I used to be a writer, but after being diagnosed with Multiple Sclerosis in 1999 my whole life, and body, drastically changed. Now my eyes and hands don't work the way I want them to. I have days I can barely read.

I used to be a dancer, but now my foot won't let me carry out the movements I see in my head.

After my second ankle surgery in one year, I found myself stuck home, not able to do much at all. I felt isolated, defeated and purposeless. But the creative urge became overwhelming. I tried my hand at painting, but being unable to hold the brush only led to teary bouts of frustration. Then one day, I sat on the floor, balanced the canvas on my toes, and created my own, unique ways of painting—using my fingers and knuckles, on top of the canvas, but also from underneath.
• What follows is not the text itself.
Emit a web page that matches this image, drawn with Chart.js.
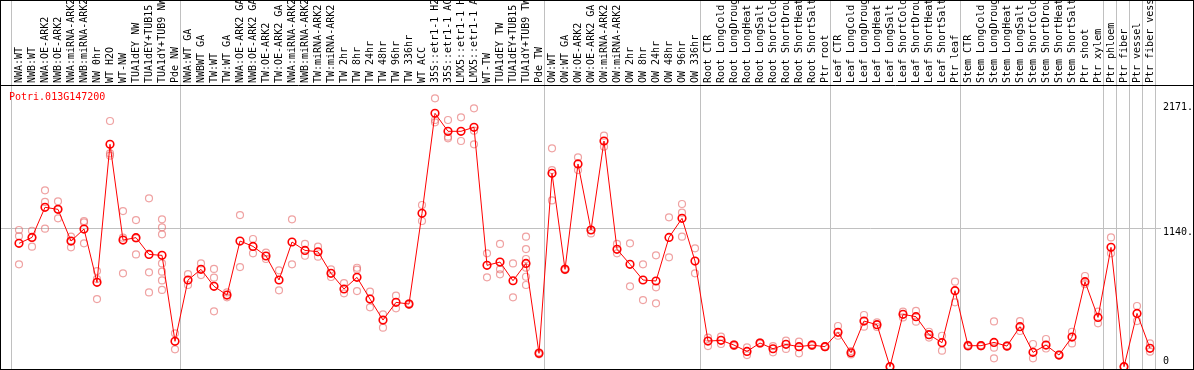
<!DOCTYPE html>
<html>
<head>
<meta charset="utf-8">
<script src="https://cdn.jsdelivr.net/npm/chart.js@4"></script>
<style>
  html, body { margin: 0; padding: 0; background: #fff; }
  canvas { display: block; }
</style>
</head>
<body>
<canvas id="chart" width="1194" height="370"></canvas>
<script>
// gene name shown top-left
const geneName = 'Potri.013G147200';

const categories = [
  'NWA:WT', 'NWB:WT', 'NWA:OE-ARK2', 'NWB:OE-ARK2', 'NWA:miRNA-ARK2', 'NWB:miRNA-ARK2',
  'NW 0hr', 'WT H2O', 'WT-NW', 'TUA1dEY NW', 'TUA1dEY+TUB15', 'TUA1dY+TUB9 NW', 'Pde NW',
  'NWA:WT GA', 'NWBWT GA', 'TW:WT', 'TW:WT GA', 'NWA:OE-ARK2 GA', 'NWB:OE-ARK2 GA',
  'TW:OE-ARK2', 'TW:OE-ARK2 GA', 'NWA:miRNA-ARK2', 'NWB:miRNA-ARK2', 'TW:miRNA-ARK2',
  'TW:miRNA-ARK2', 'TW 2hr', 'TW 8hr', 'TW 24hr', 'TW 48hr', 'TW 96hr', 'TW 336hr',
  'WT ACC', '35S::etr1-1 H2O', '35S::etr1-1 ACC', 'LMX5::etr1-1 H2O', 'LMX5::etr1-1 ACC',
  'WT-TW', 'TUA1dEY TW', 'TUA1dEY+TUB15', 'TUA1dY+TUB9 TW', 'Pde TW',
  'OW:WT', 'OW:WT GA', 'OW:OE-ARK2', 'OW:OE-ARK2 GA', 'OW:miRNA-ARK2', 'OW:miRNA-ARK2',
  'OW 2hr', 'OW 8hr', 'OW 24hr', 'OW 48hr', 'OW 96hr', 'OW 336hr',
  'Root CTR', 'Root LongCold', 'Root LongDrought', 'Root LongHeat', 'Root LongSalt',
  'Root ShortCold', 'Root ShortDrought', 'Root ShortHeat', 'Root ShortSalt', 'Ptr root',
  'Leaf CTR', 'Leaf LongCold', 'Leaf LongDrought', 'Leaf LongHeat', 'Leaf LongSalt',
  'Leaf ShortCold', 'Leaf ShortDrought', 'Leaf ShortHeat', 'Leaf ShortSalt', 'Ptr leaf',
  'Stem CTR', 'Stem LongCold', 'Stem LongDrought', 'Stem LongHeat', 'Stem LongSalt',
  'Stem ShortCold', 'Stem ShortDrought', 'Stem ShortHeat', 'Stem ShortSalt', 'Ptr shoot',
  'Ptr xylem', 'Ptr phloem', 'Ptr fiber', 'Ptr vessel', 'Ptr fiber vessel'
];

// size of each sample group (separators are drawn between groups)
const groupSizes = [13, 28, 12, 10, 10, 11, 1, 1, 1, 1];

const means = [
  1016, 1065, 1313, 1296, 1035, 1134, 695, 1832, 1043, 1063, 925, 917, 209,
  714, 802, 662, 590, 1035, 991, 912, 714, 1027, 958, 947, 769, 640, 736, 557,
  384, 530, 516, 1263, 2087, 1939, 1939, 1972, 835, 862, 708, 851, 110,
  1593, 802, 1670, 1126, 1859, 967, 843, 714, 706, 1065, 1222, 870,
  211, 217, 178, 126, 195, 148, 184, 165, 178, 165,
  283, 115, 376, 346, 0, 431, 412, 264, 198, 626,
  173, 173, 200, 170, 330, 118, 178, 96, 244, 700, 406,
  983, 0, 439, 151
];

const replicates = [
  [1126, 1076, 843], [1120, 1063, 989], [1453, 1357, 1137], [1362, 1296, 1222],
  [1071, 1035, 983], [1200, 1189, 1016], [788, 722, 557], [2024, 1757, 1738],
  [1282, 1063, 769], [1208, 1056, 925], [1387, 777, 612],
  [1214, 1148, 1090, 851, 783, 711, 632], [275, 143],
  [763, 673], [851, 755], [805, 733, 456], [612, 571], [1249, 821], [1052, 934],
  [939, 887], [794, 629], [1214, 843], [1011, 914], [989, 906], [802, 739],
  [689, 604], [815, 800, 623], [618, 489], [431, 321], [585, 481], [522, 510],
  [1332, 1200], [2211, 2032, 2013], [2032, 1895, 1881], [2054, 1859],
  [2128, 1944, 1832], [934, 736], [1011, 802, 761], [851, 571],
  [1071, 969, 887, 816, 741, 673], [118, 102],
  [1799, 1620, 1370], [808, 796], [1725, 1620], [1126, 1098], [1903, 1812],
  [1011, 934], [1016, 662], [843, 549], [917, 654, 522], [1230, 901],
  [1340, 1269, 1071], [975, 769],
  [239, 170], [247, 187], [185, 171], [159, 96], [200, 190], [170, 118],
  [214, 146], [206, 110], [185, 171], [170, 160],
  [335, 255], [129, 101], [426, 330], [365, 327], [0, 0], [453, 406],
  [459, 371], [288, 240], [255, 132], [700, 530],
  [180, 166], [178, 168], [373, 157, 69], [175, 165], [376, 294], [187, 69],
  [228, 150], [100, 92], [288, 192], [747, 680], [453, 357],
  [1065, 934], [0, 0], [500, 376], [192, 124]
];

// right-hand axis labels
const yTickValues = [2171, 1140, 0];
const yTickLabels = ['2171.', '1140.', '0'];
const gridValue = 1140;

const FONT = '10px "DejaVu Sans Mono", monospace';
const HEADER = 85;

const meanPoints = means.map((v, i) => ({ x: i, y: v }));
const repPoints = [];
replicates.forEach((list, i) => {
  list.forEach((v) => repPoints.push({ x: i, y: v }));
});

const decorations = {
  id: 'decorations',
  beforeDatasetsDraw(chart) {
    const ctx = chart.ctx;
    const xs = chart.scales.x;
    const ys = chart.scales.y;
    ctx.save();
    ctx.strokeStyle = '#c0c0c0';
    ctx.lineWidth = 1;

    // group separators, full height including header
    let start = 0;
    const bounds = [0];
    groupSizes.forEach((n) => { start += n; bounds.push(start); });
    bounds.forEach((b) => {
      const px = Math.round(xs.getPixelForValue(b - 0.5) - 1.5) + 0.5;
      ctx.beginPath();
      ctx.moveTo(px, 0);
      ctx.lineTo(px, chart.height);
      ctx.stroke();
    });

    // horizontal grid line
    const gy = Math.round(ys.getPixelForValue(gridValue)) + 0.5;
    ctx.beginPath();
    ctx.moveTo(0, gy);
    ctx.lineTo(1161, gy);
    ctx.stroke();
    ctx.restore();
  },
  afterDraw(chart) {
    const ctx = chart.ctx;
    const xs = chart.scales.x;
    const ys = chart.scales.y;
    ctx.save();
    ctx.font = FONT;

    // header labels, rotated, reading upward
    ctx.fillStyle = '#000';
    ctx.textAlign = 'left';
    ctx.textBaseline = 'middle';
    categories.forEach((label, i) => {
      ctx.save();
      ctx.translate(xs.getPixelForValue(i), HEADER - 2);
      ctx.rotate(-Math.PI / 2);
      ctx.fillText(label, 0, 0);
      ctx.restore();
    });

    // gene name
    ctx.fillStyle = '#ff0000';
    ctx.fillText(geneName, 9, 97);

    // right axis labels
    ctx.fillStyle = '#000';
    yTickValues.forEach((v, k) => {
      const py = ys.getPixelForValue(v);
      const off = v === 0 ? -5 : 4.5;
      ctx.fillText(yTickLabels[k], 1163, py + off);
    });

    // frame
    ctx.strokeStyle = '#000';
    ctx.lineWidth = 1;
    ctx.strokeRect(0.5, 0.5, chart.width - 1, chart.height - 1);
    ctx.beginPath();
    ctx.moveTo(0, HEADER + 0.5);
    ctx.lineTo(chart.width, HEADER + 0.5);
    ctx.stroke();
    ctx.restore();
  }
};

new Chart(document.getElementById('chart'), {
  type: 'scatter',
  data: {
    datasets: [
      {
        type: 'line',
        label: 'mean',
        data: meanPoints,
        borderColor: '#ff0000',
        borderWidth: 1,
        pointRadius: 3.8,
        pointBorderWidth: 1.6,
        pointBorderColor: '#ff0000',
        pointBackgroundColor: 'rgba(0,0,0,0)',
        tension: 0,
        clip: false,
      },
      {
        label: 'replicates',
        data: repPoints,
        pointRadius: 3.5,
        pointBorderWidth: 1.2,
        pointBorderColor: 'rgba(228, 100, 100, 0.6)',
        pointBackgroundColor: 'rgba(0,0,0,0)',
        showLine: false,
        clip: false,
      },
    ],
  },
  options: {
    responsive: false,
    animation: false,
    events: [],
    layout: { autoPadding: false, padding: { top: HEADER, bottom: 1, left: 0, right: 0 } },
    plugins: { legend: { display: false }, tooltip: { enabled: false } },
    scales: {
      x: { type: 'linear', display: false, min: -19 / 13, max: 1175 / 13 },
      y: { type: 'linear', display: false, min: -19, max: 2320.4 },
    },
  },
  plugins: [decorations],
});
</script>
</body>
</html>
A technique no one else does.

I do not use any brushes or other instruments on my paintings once the paint hits the canvas.

Always having been strongly moved and controlled by music, I see entire choreographed, costumed and lit dances when a song attaches itself in my head. I then listen to nothing but that one song for weeks - from the mixing of the paints until the final application of varnish - I listen only to that song - and the result of this seems to bring out a visceral fluidity of emotion of each piece.

Attempting to control the uncontrollable, and to make something beautiful out of the chaos which ensues when I paint with my hands - is my way of fighting back against the daily uncontrollable issues I have with my health.

Each painting is named after the song which inspired it - and I encourage you to listen to the songs as you take a second and third look at each one - to see if they stir in you the same emotions -- the loss, the unpredictability and the beauty of life in each one that I do.

When I am sitting on the floor, bent over a painting, covered in paint and creating unusual and unexpected textures and otherworldy effects - I get tremendous joy from creating paintings which seem to shift and move. Through my art, I can now tell stories with paint & I can once again dance—with my hands.